Contents
Negative Binomial Regression
Negative Binomial Regression models overdispersed count data where the variance exceeds the mean. Use it when Poisson regression is too restrictive for your event counts.

Quick Hits
- •Models count outcomes when the variance is larger than the mean (overdispersion)
- •Adds a dispersion parameter to the Poisson model to handle extra variability
- •Coefficients exponentiate to incidence rate ratios, just like Poisson regression
- •Produces more conservative (wider) confidence intervals than Poisson when data is overdispersed
- •Default choice when Poisson residual deviance is much larger than degrees of freedom
The StatsTest Flow: Relationship or Prediction >> Prediction >> Count data outcome >> Overdispersion present
Not sure this is the right statistical method? Use the Choose Your StatsTest workflow to select the right method.
What is Negative Binomial Regression?
Negative Binomial Regression is a generalized linear model for count data that relaxes the Poisson assumption that the mean equals the variance. It adds a dispersion parameter that allows the variance to exceed the mean, making it appropriate for overdispersed count data.
Like Poisson regression, it uses a log link function and produces coefficients that can be exponentiated to incidence rate ratios (IRR). The key difference is that it properly accounts for extra-Poisson variability, producing more accurate standard errors, p-values, and confidence intervals.
Negative Binomial Regression is also called the NB2 Model, Negative Binomial GLM, or Overdispersed Count Model.
Assumptions for Negative Binomial Regression
The assumptions for Negative Binomial Regression include:
- Count Outcome
- Overdispersion (or at minimum, no underdispersion)
- Independence
- Log-Linear Relationship
- Negative Binomial Distribution
Count Outcome
The dependent variable must be a non-negative integer count. This is the same requirement as Poisson regression.
Overdispersion
The model is designed for data where the variance exceeds the mean. If the variance approximately equals the mean, Poisson regression is more efficient. If the variance is less than the mean (underdispersion), neither model is ideal and you may need a generalized Poisson model.
Independence
Observations must be independent. Clustered or repeated-measures count data needs mixed-effects or GEE extensions.
Log-Linear Relationship
The log of the expected count should be approximately linear in the predictors.
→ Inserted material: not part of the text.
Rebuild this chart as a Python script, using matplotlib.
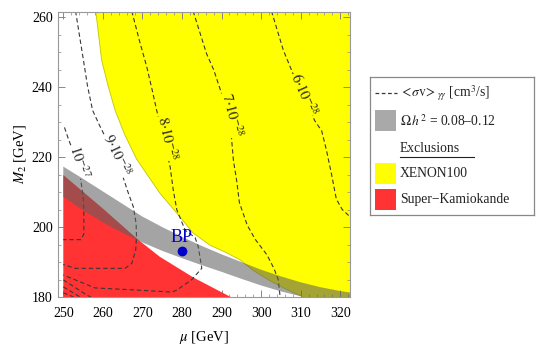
import matplotlib
matplotlib.use('Agg')
import matplotlib.pyplot as plt
from matplotlib.patches import Rectangle
import numpy as np

plt.rcParams['font.family'] = ['Liberation Serif', 'DejaVu Serif']
plt.rcParams['mathtext.fontset'] = 'stix'

# ---------------- data ----------------
# XENON100 exclusion boundary (lower-left edge of yellow region)
xenon_x = [258.2, 259.7, 261.3, 263.1, 265.5, 268.5, 271.5, 274.4, 279.5, 282.8,
           287.1, 291.0, 294.7, 298.0, 302.0, 306.0, 310.7, 312.5]
xenon_y = [261.8, 247.7, 240.5, 233.4, 226.5, 219.5, 214.5, 209.7, 202.9, 198.3,
           194.8, 192.8, 190.6, 187.6, 184.8, 182.4, 180.0, 179.0]

# Super-Kamiokande exclusion (upper edge of red region)
sk_x = [250.0, 260.0, 268.8, 274.4, 283.0, 292.3]
sk_top = [214.9, 205.3, 196.5, 191.5, 185.5, 180.0]

# relic density band Omega h^2 = 0.08-0.12
band_x = [250, 255, 260, 265, 270, 275, 280, 285, 290, 295, 300, 305, 310, 315, 320, 323]
band_upper = [217.3, 213.8, 210.2, 206.6, 203.0, 200.0, 197.2, 194.6, 192.2, 190.0,
              187.8, 185.9, 184.2, 182.8, 181.7, 181.2]
band_lower = [208.7, 204.8, 201.3, 198.3, 195.6, 193.2, 191.1, 189.1, 187.2, 185.2,
              183.3, 181.6, 180.2, 179.0, 178.0, 177.5]

# <sigma v>_gamma gamma contours
c1e27_x = [250.3, 251.2, 252.2, 253.3, 254.4, 255.0, 255.2, 255.2, 254.4, 252.0, 250.0]
c1e27_y = [228.5, 225.5, 222.5, 218.5, 213.5, 209.0, 205.0, 198.0, 196.4, 196.4, 196.4]

c9e28_x = [253.1, 254.2, 255.1, 256.1, 257.4, 259.2, 261.0, 263.0, 264.8, 266.5, 267.7,
           268.4, 268.5, 268.3, 267.3, 265.6, 253.0, 250.0]
c9e28_y = [261.8, 254.0, 247.7, 240.5, 233.4, 229.0, 224.9, 220.3, 215.3, 209.5, 205.8,
           201.0, 197.2, 193.4, 189.6, 188.2, 188.2, 189.3]

c8e28_x = [267.3, 269.2, 271.1, 272.4, 273.6, 275.3, 277.0, 277.8, 278.7, 280.8, 283.3,
           284.1, 285.0, 282.4, 278.7, 277.5, 270.0, 258.0, 256.7, 250.0]
c8e28_y = [261.8, 253.5, 245.8, 239.5, 233.4, 225.5, 217.2, 210.5, 204.9, 199.1, 197.0,
           194.4, 188.2, 184.9, 182.0, 181.4, 181.9, 182.6, 183.2, 186.3]

c7e28_x = [282.8, 286.2, 288.0, 290.0, 291.7, 292.5, 293.0, 293.8, 294.5, 296.5, 298.5,
           301.5, 303.3, 304.3, 304.8]
c7e28_y = [261.8, 249.6, 245.0, 238.2, 232.5, 225.5, 219.0, 213.4, 207.0, 200.5, 196.5,
           192.0, 188.0, 185.0, 180.0]

c6e28_x = [302.6, 305.6, 308.0, 311.2, 313.5, 315.3, 316.5, 317.8, 319.0, 320.5, 322.5]
c6e28_y = [261.8, 250.6, 244.0, 237.2, 230.5, 227.5, 222.0, 215.0, 208.0, 205.0, 202.9]

# unlabeled contour pieces in the lower-left corner
ca_x = [250.0, 255.9, 257.2]
ca_y = [184.9, 180.6, 179.8]
cb_x = [250.0, 253.4, 254.5]
cb_y = [182.9, 180.6, 179.8]
cc_x = [250.0, 252.0, 252.8]
cc_y = [181.2, 180.3, 179.8]

contour_labels = [r'$10^{-27}$', r'$9{\cdot}10^{-28}$', r'$8{\cdot}10^{-28}$',
                  r'$7{\cdot}10^{-28}$', r'$6{\cdot}10^{-28}$']
label_x = [254.0, 263.6, 276.2, 292.5, 310.9]
label_y = [218.8, 220.5, 225.5, 232.2, 238.0]
label_rot = [-72, -65, -77, -75, -66]
label_bg = ['white', 'white', '#ffff00', '#ffff00', '#ffff00']

bp_x, bp_y = 280.0, 193.2

xticks = [250, 260, 270, 280, 290, 300, 310, 320]
yticks = [180, 200, 220, 240, 260]

legend_texts = [r'$<\!\sigma \mathrm{v}\!>_{\gamma\gamma}$ [cm$^3$/s]',
                r'$\Omega\,h^{2}$ = 0.08–0.12', 'Exclusions', 'XENON100',
                'Super−Kamiokande']

# ---------------- figure ----------------
W, H = 545, 355
fig = plt.figure(figsize=(W / 100, H / 100), dpi=100)
ax = fig.add_axes([58.3 / W, 1 - 297 / H, (350 - 58.3) / W, (297 - 11.7) / H])

xl = (248.74, 322.45)
yl = (180.0, 261.6)

# yellow region
ax.fill(xenon_x + [xl[1] + 2, xl[1] + 2], xenon_y + [178, 263],
        facecolor='#ffff00', edgecolor='#c4c400', lw=0.6, zorder=1)
# red region
ax.fill_between(sk_x, [180] * len(sk_x), sk_top, facecolor='#ff3333', lw=0, zorder=2)
# gray band (drawn on top, semi-transparent)
ax.fill_between(band_x, band_lower, band_upper, facecolor='#5e5e5e', alpha=0.56,
                lw=0, zorder=3)

dash = (0, (4, 2.5))
dcol = '#383838'
for xs, ys in [(c1e27_x, c1e27_y), (c9e28_x, c9e28_y), (c8e28_x, c8e28_y),
               (c7e28_x, c7e28_y), (c6e28_x, c6e28_y), (ca_x, ca_y), (cb_x, cb_y),
               (cc_x, cc_y)]:
    ax.plot(xs, ys, ls=dash, color=dcol, lw=0.8, zorder=2.5)

for t, lx, ly, r, bg in zip(contour_labels, label_x, label_y, label_rot, label_bg):
    ax.text(lx, ly, t, rotation=r, rotation_mode='anchor', ha='center', va='center',
            fontsize=10.5, color='#222222', zorder=2.7,
            bbox=dict(boxstyle='square,pad=0.02', fc=bg, ec='none'))

ax.plot([bp_x], [bp_y], 'o', color='#0000cc', ms=6, zorder=6)
ax.text(bp_x, bp_y + 1.3, 'BP', color='#0000cc', fontsize=13, ha='center',
        va='bottom', zorder=6)

ax.set_xlim(*xl)
ax.set_ylim(*yl)
ax.set_xticks(xticks)
ax.set_xticks(np.arange(250, 323, 2), minor=True)
ax.set_yticks(yticks)
ax.set_yticks(np.arange(180, 262, 5), minor=True)
ax.tick_params(which='both', direction='in', top=True, right=True, color='#888888',
               labelsize=10)
ax.tick_params(axis='x', which='both', pad=7)
ax.tick_params(axis='y', which='both', pad=4)
ax.tick_params(which='major', length=5, width=0.7)
ax.tick_params(which='minor', length=2.5, width=0.5)
for s in ax.spines.values():
    s.set_color('#999999')
    s.set_linewidth(0.8)
ax.set_xlabel(r'$\mu$ [GeV]', fontsize=10.5, labelpad=7)
ax.set_ylabel(r'$M_2$ [GeV]', fontsize=10.5, labelpad=3)

# ---------------- legend (drawn in pixel coordinates) ----------------
lx0, lx1, ly0, ly1 = 370, 534, 77, 215
lax = fig.add_axes([lx0 / W, 1 - ly1 / H, (lx1 - lx0) / W, (ly1 - ly0) / H])
lax.set_xlim(lx0, lx1)
lax.set_ylim(ly1, ly0)
lax.set_xticks([])
lax.set_yticks([])
for s in lax.spines.values():
    s.set_color('#888888')
    s.set_linewidth(0.9)

rows_y = [93, 121, 148, 173.5, 199.5]
lax.plot([375, 397], [rows_y[0], rows_y[0]], ls=(0, (3, 2)), color=dcol, lw=0.9)
lax.add_patch(Rectangle((375, 110), 21, 21, facecolor='#a9a9a9', edgecolor='none'))
lax.add_patch(Rectangle((375, 163), 21, 21, facecolor='#ffff00', edgecolor='none'))
lax.add_patch(Rectangle((375, 189), 21, 21, facecolor='#ff3333', edgecolor='none'))
for t, yy in zip(legend_texts, rows_y):
    lax.text(400, yy, t, fontsize=9.8, va='center', ha='left', color='#222222')
lax.plot([400, 474], [156.5, 156.5], color='#222222', lw=0.8)

fig.savefig('out.png', dpi=100)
Negative Binomial Distribution
The model assumes the counts follow a Negative Binomial distribution, which is a Poisson-Gamma mixture. This is reasonable when overdispersion arises from unobserved heterogeneity across subjects.
When to use Negative Binomial Regression?
You should use Negative Binomial Regression in the following scenario:
- Your outcome is a count of events
- The variance is larger than the mean (overdispersion)
- You want to model which factors affect the event rate
- Observations are independent
If the variance approximately equals the mean, use Poisson Regression for more efficient estimates. If your outcome is continuous, use Linear Regression. If binary, use Logistic Regression.
Negative Binomial Regression Example
Outcome: Number of app crashes per user per week. Predictors: Device type, OS version, number of installed plugins.
Crash counts are highly overdispersed: most users experience zero or one crash, but some experience many. The variance (25.3) far exceeds the mean (2.1).
A Poisson model would underestimate the standard errors, making effects appear significant when they are not. The Negative Binomial model correctly accounts for the extra variability. After fitting, we find that users with more than 5 plugins have an IRR of 2.8 (p < 0.001), meaning they experience crashes at 2.8 times the rate of users with 0-5 plugins, controlling for device type and OS version.
References
- https://www.ncbi.nlm.nih.gov/pmc/articles/PMC2726498/
- https://online.stat.psu.edu/stat504/lesson/9
Frequently Asked Questions
How do I know if I should use Negative Binomial instead of Poisson?
What causes overdispersion?
Is Negative Binomial regression always better than Poisson?
Key Takeaway
Negative Binomial regression extends Poisson regression by adding a dispersion parameter that accommodates variance larger than the mean. Use it as your default for count data when there is any suspicion of overdispersion. It produces the same interpretable incidence rate ratios as Poisson but with properly calibrated uncertainty estimates.